WMUN-LP
- Muncie, Indiana; United States;
- Channels: Analog: 26 (UHF);

Programming
- Affiliations: TBN

Ownership
- Owner: Full Gospel Business Men's Fellowship International; (Full Gospel Fellowship, Muncie Ind.);

History
- First air date: March 15, 1982
- Last air date: July 2010
- Former call signs: W32AC (1982–1995)
- Former channel numbers: Analog: 32 (UHF, 1982–2001)

Technical information
- Licensing authority: FCC
- Facility ID: 22860
- Class: TX
- ERP: 10.4 kW
- HAAT: 99 m (325 ft)
- Transmitter coordinates: 40°6′42.98″N 85°28′32″W﻿ / ﻿40.1119389°N 85.47556°W

Links
- Public license information: LMS

= WMUN-LP =

WMUN-LP (channel 26) was a low-power television station in Muncie, Indiana, United States. It was a repeater that broadcast programming from the Trinity Broadcasting Network via satellite with local programs and was known as ACTS-TV (Abundant Christian Television Service).

==History==
On March 15, 1982, the station signed on as W32AC, owned by Full Gospel Business Men's Fellowship International.

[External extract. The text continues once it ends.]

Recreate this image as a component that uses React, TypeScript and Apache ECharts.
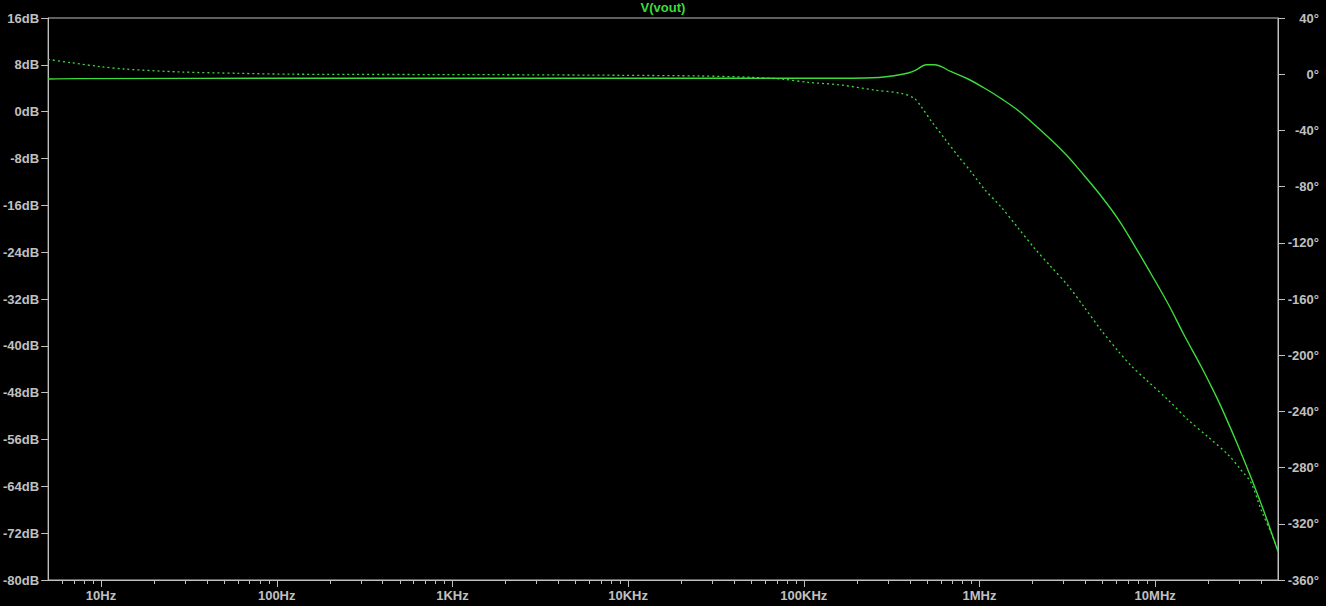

It carried programs from the PTL Satellite Network. By 1993, it aired limited local programming and content from the Trinity Broadcasting Network (TBN). The station changed its call sign to WMUN-LP in 1995 and moved from channel 32 to channel 26 in 2001.

The station ceased operations sometime during the week of July 18, 2010, after a lightning strike. The station's license was canceled by the Federal Communications Commission (FCC) on October 25, 2011, and its call sign deleted from the FCC's database, due to the station having been silent for more than twelve months.